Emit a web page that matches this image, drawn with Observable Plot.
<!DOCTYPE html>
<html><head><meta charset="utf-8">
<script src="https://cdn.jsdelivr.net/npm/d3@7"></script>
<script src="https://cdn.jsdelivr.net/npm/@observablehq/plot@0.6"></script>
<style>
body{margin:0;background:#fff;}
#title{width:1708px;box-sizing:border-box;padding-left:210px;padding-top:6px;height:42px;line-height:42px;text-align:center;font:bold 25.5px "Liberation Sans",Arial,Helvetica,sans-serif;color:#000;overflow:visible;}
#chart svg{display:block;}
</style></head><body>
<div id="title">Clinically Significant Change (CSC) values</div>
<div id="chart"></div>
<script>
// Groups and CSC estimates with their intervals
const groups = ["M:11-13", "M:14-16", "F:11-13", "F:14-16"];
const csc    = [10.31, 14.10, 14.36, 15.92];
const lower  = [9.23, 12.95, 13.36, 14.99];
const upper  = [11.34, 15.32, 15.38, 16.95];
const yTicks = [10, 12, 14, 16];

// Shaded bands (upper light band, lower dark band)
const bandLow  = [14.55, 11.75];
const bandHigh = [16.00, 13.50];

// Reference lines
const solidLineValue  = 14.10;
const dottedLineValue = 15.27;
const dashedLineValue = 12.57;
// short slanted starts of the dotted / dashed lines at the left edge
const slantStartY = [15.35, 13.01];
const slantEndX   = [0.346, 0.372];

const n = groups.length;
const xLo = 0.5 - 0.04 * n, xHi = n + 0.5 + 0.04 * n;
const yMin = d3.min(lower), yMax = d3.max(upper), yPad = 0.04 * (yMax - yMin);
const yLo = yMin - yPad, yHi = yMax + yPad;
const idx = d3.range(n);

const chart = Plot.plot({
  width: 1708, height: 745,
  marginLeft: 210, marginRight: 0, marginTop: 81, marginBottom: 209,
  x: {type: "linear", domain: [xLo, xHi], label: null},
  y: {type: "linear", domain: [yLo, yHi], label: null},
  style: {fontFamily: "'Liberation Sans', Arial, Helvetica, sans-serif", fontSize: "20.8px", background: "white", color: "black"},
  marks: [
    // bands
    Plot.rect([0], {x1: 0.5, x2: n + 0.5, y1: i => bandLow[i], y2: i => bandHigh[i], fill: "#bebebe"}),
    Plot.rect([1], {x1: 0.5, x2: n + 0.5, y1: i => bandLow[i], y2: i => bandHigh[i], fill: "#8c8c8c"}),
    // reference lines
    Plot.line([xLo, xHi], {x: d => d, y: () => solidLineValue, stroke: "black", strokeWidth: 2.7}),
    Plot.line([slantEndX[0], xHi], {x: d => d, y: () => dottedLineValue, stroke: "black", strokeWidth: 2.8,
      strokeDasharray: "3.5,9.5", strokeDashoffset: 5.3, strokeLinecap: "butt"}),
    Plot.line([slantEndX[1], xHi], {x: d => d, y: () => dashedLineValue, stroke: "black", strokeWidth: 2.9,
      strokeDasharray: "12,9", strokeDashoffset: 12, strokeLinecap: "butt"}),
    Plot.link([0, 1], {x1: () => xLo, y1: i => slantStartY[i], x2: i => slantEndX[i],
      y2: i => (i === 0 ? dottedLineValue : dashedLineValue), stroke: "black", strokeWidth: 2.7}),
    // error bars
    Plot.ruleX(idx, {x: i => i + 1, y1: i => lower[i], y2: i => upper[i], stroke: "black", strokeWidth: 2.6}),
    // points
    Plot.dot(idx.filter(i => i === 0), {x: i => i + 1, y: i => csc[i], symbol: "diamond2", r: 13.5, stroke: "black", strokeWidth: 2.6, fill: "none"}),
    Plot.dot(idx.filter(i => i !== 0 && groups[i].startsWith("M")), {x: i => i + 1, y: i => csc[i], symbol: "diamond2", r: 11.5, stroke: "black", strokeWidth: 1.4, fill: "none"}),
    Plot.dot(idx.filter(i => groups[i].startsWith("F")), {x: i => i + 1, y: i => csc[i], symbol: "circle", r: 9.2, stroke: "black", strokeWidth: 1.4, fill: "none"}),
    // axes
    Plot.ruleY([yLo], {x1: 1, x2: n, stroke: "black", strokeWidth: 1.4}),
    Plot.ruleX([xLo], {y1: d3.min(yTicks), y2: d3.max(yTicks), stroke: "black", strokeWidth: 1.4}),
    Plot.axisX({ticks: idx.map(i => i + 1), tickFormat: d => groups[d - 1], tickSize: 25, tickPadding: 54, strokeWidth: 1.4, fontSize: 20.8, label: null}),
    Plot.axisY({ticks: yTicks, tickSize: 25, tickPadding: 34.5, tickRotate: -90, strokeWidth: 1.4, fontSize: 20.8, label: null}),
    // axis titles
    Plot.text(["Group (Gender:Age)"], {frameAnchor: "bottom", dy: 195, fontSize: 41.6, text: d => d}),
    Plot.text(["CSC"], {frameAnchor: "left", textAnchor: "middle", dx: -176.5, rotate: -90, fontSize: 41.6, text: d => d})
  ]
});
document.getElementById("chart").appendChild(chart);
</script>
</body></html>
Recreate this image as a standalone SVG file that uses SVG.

-------------------------

Copy out every line holding the string "image".

▶ **Exercise response**
Emit a web page that matches this image, drawn with Observable Plot.
Recreate this image as a standalone SVG file that uses SVG.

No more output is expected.